There is no order of these two calls that is safe. Two networks. Two failure points. One process trying to span both.

This lesson teaches the smallest fix that closes the gap: the outbox.

Key Terms for This Lesson
  • Dual-write problem: A single logical action that requires writes to two systems (database plus email service, database plus message queue) cannot be made atomic by ordering alone.
  • Outbox: A table inside the same database as the business data. The Worker writes a row to it as part of the same transaction that writes the business row.
  • Side-effect intent: A row in the outbox that describes the external action to take (recipient, subject, body). It is not the action itself, only the intent.
  • Relay: A separate process that reads pending outbox rows and performs the external action (sends the email, posts the message, makes the API call).
  • Dispatch: The act of the relay actually performing the side effect.
  • Dedup key: A short string carried in the outbox row that the receiver (or the relay) uses to recognise duplicates.

The Dual-Write Problem in One Picture

There are exactly two orderings the Reconciler can try without the outbox. Both leak.

OrderStep 1Step 2Failure caseDurable state after failure
AINSERT expense rowCall email APIEmail API downExpense exists, no email sent. User disputes.
BCall email APIINSERT expense rowDB connection diesEmail sent, no expense row. Books are wrong.

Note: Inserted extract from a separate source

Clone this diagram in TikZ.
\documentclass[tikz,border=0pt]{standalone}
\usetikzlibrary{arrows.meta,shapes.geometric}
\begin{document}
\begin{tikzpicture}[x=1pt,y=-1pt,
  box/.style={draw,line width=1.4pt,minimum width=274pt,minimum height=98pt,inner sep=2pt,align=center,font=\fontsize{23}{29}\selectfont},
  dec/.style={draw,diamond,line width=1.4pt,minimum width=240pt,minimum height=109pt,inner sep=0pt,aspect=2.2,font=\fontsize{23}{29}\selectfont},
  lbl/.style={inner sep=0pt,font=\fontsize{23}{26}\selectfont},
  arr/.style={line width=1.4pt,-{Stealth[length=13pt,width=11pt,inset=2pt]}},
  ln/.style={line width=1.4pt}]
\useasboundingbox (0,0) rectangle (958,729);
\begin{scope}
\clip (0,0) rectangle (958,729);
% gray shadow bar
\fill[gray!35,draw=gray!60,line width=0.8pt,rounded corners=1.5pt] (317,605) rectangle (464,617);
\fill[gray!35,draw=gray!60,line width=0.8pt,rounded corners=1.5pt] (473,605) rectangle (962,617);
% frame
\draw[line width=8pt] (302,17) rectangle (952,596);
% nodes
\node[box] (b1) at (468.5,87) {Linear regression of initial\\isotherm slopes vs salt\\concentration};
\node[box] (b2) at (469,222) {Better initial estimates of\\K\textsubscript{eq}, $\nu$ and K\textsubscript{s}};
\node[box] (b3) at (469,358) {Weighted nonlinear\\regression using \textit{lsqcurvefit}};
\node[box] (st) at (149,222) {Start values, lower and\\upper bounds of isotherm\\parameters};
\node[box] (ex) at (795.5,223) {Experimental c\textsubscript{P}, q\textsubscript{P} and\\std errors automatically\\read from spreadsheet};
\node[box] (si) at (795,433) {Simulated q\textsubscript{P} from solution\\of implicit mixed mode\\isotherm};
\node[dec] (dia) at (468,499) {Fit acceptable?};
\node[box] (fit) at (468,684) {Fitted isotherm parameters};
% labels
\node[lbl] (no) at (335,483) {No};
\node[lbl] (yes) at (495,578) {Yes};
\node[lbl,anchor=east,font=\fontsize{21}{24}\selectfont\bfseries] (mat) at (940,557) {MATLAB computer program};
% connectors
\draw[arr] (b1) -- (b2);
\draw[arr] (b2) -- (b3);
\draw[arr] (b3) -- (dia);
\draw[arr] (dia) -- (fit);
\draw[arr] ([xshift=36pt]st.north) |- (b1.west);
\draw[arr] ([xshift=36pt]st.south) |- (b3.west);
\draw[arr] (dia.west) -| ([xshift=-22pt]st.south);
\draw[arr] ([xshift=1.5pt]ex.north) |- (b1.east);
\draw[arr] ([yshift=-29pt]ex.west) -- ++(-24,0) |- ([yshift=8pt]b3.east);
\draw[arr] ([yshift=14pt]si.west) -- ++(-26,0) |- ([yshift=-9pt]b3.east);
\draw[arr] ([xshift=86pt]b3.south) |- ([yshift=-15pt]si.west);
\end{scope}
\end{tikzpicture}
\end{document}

The problem is the same in both directions. Two systems, two networks, two clocks. The Worker can succeed in the first system and fail in the second. There is no COMMIT that spans both.

The outbox dodges the problem instead of solving it. Both writes go to the same database. The database's own transaction is atomic. One COMMIT, two rows.

What the Outbox Does

The recipe is small.

  1. The Worker opens one transaction.
  2. Inside that transaction it writes the business row (the expenses row).
  3. Inside the same transaction it writes a row to outbox_messages describing the side-effect intent (the email payload, not the email itself).
  4. It COMMITs.

Two outcomes are possible. Either both rows exist or neither does. The COMMIT is the seatbelt.

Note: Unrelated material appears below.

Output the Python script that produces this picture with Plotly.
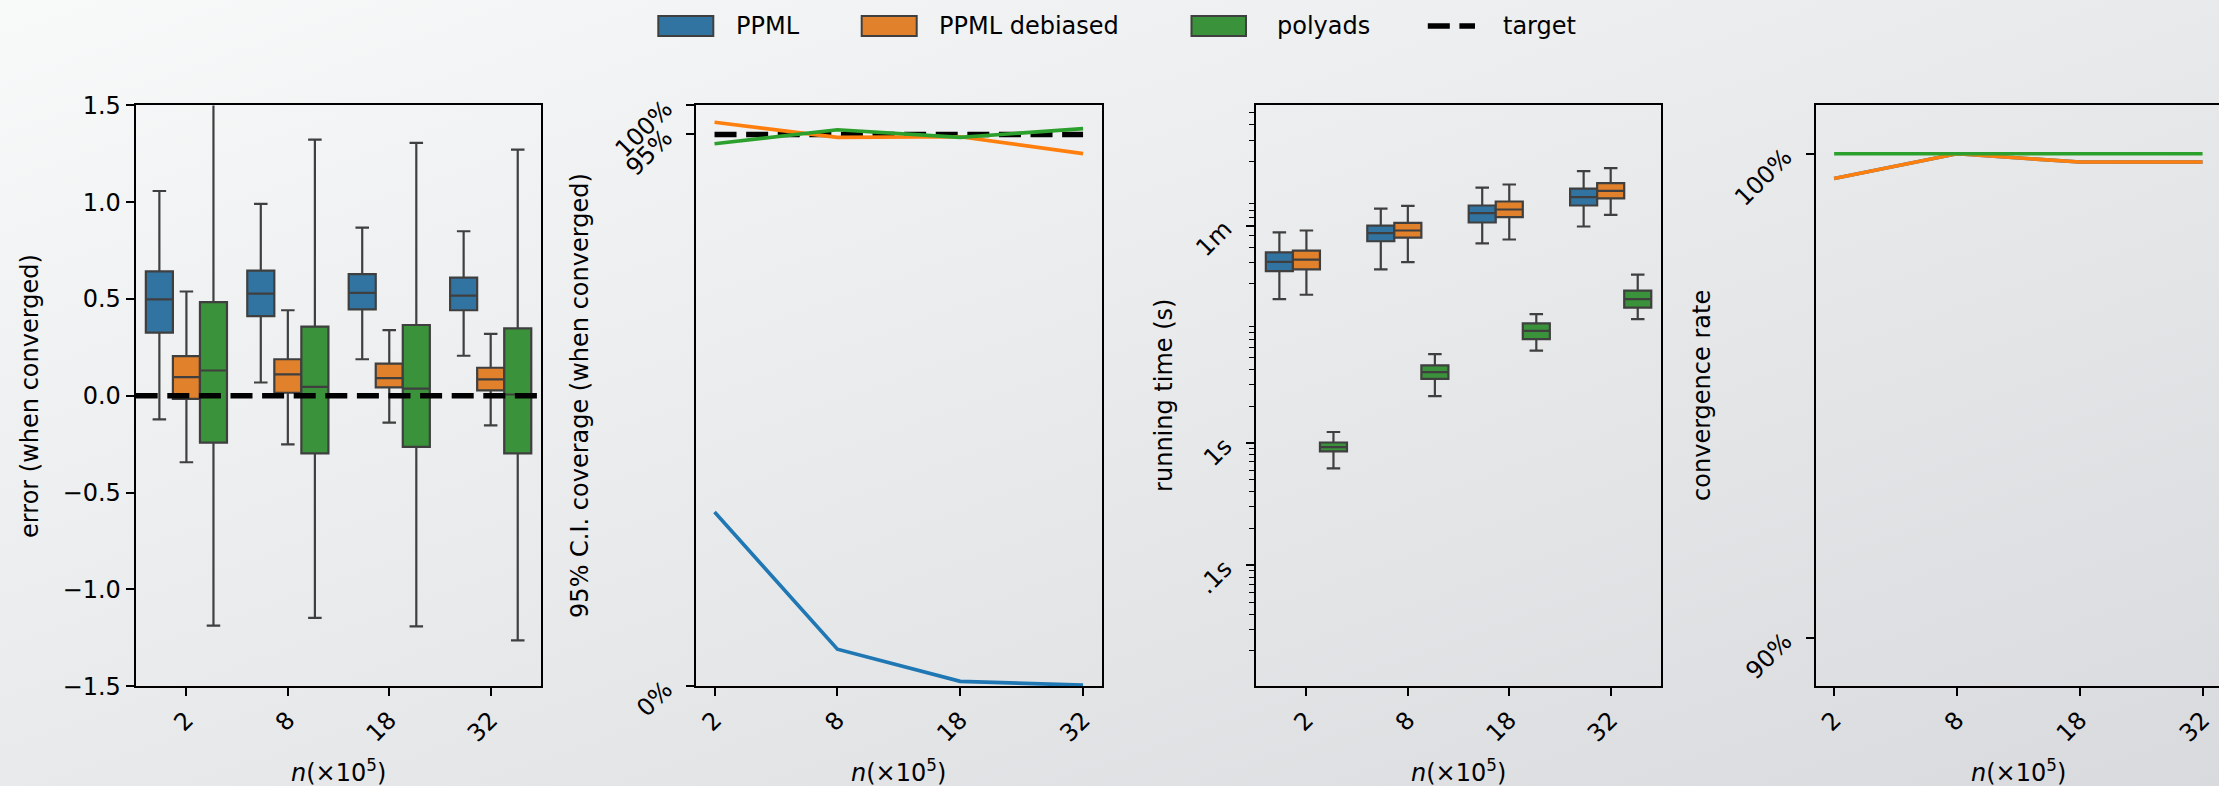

Then a separate process called the relay runs on its own schedule. It claims the next pending row from outbox_messages using SELECT ... FOR UPDATE SKIP LOCKED (the claim pattern you read in Lesson 4). It dispatches the side effect. On success, it marks the row dispatched. On failure, it bumps an attempt counter and leaves the row pending for the next pass.

The receiver (the email service in this case) or the relay itself deduplicates by the dedup_key carried in the row. That dedup key is built the same way as the idempotency key in Lesson 3: deterministic, derived from inputs, no clocks, no random ids.

Two disciplines, both already in your toolkit, recombined. Same shape.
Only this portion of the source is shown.